The Session data archive (<https://github.com/adactio/TheSession-data>) is a wealth of data,
which we can use in other ways besides parsing to {class}`~pyabc2.Tune`.

In [None]:
%%time

df = the_session.load_meta("tunes", convert_dtypes=True)
df

In [None]:
df.info()

For example, we can look for the most common ABC notes in the corpus.

In [None]:
from pyabc2.note import _RE_NOTE as rx

rx

In [None]:
%%time

note_counts = (
    df.abc
    .str.findall(rx)
    .explode()
    .str.join("")
    .value_counts()
)
note_counts

In [None]:
note_counts[:10]

👆 We can see that `A` is the leader, being a prominent note in many of the common keys
* 5 in Dmaj
* 2 in Gmaj
* 1 in Ador, Amin, Amix, Amaj

In [None]:
from textwrap import wrap

print("\n".join(wrap("  ".join(note_counts[note_counts == 1].index))))

👆 A variety of ABC note specs appear only once. Many of these have unusual durations or accidentals.

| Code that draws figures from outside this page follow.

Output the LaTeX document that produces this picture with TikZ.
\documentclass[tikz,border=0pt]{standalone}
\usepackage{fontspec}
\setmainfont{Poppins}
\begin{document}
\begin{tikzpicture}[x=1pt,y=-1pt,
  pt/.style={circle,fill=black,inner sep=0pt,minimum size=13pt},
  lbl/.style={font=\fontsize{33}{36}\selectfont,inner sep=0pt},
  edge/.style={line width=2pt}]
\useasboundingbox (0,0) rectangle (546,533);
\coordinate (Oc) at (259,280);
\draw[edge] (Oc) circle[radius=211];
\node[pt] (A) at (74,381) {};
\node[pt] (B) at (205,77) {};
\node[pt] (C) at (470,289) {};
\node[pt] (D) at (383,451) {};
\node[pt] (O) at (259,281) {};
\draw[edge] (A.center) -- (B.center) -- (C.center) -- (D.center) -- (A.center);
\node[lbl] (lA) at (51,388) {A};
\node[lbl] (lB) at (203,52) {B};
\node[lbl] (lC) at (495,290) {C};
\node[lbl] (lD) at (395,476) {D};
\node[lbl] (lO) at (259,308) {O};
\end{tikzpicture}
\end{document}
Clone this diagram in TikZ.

What if we ignore everything except the natural note name?

In [None]:
nat_cased_counts = (
    note_counts
    .reset_index(drop=False)
    .rename(columns={"index": "note", "abc": "count"})
    .assign(nat=lambda df: df.note.str.extract(r"([a-gA-G])"))
    .groupby("nat")
    .aggregate({"count": "sum"})["count"]
    .sort_values(ascending=False)
)
nat_cased_counts

👆 `A` is still our leader, but otherwise things have shifted a bit.
Note `C`, which generally implies a pitch outside of the range of most whistles and flutes,
has the lowest count.
Although `b` is inside that range, many tunes don't have one.

In [None]:
from pyabc2 import Note

(
    nat_cased_counts
    .to_frame()
    .assign(value=lambda df: df.index.map(lambda x: Note.from_abc(x).value))
    .sort_values("value")["count"]
    .plot.bar(
        xlabel="ABC letters\n(accidentals, octave indicators, and context in key ignored)",
        rot=0,
        ylabel="Count",
        title="ABC prevalance in The Session",
    )
);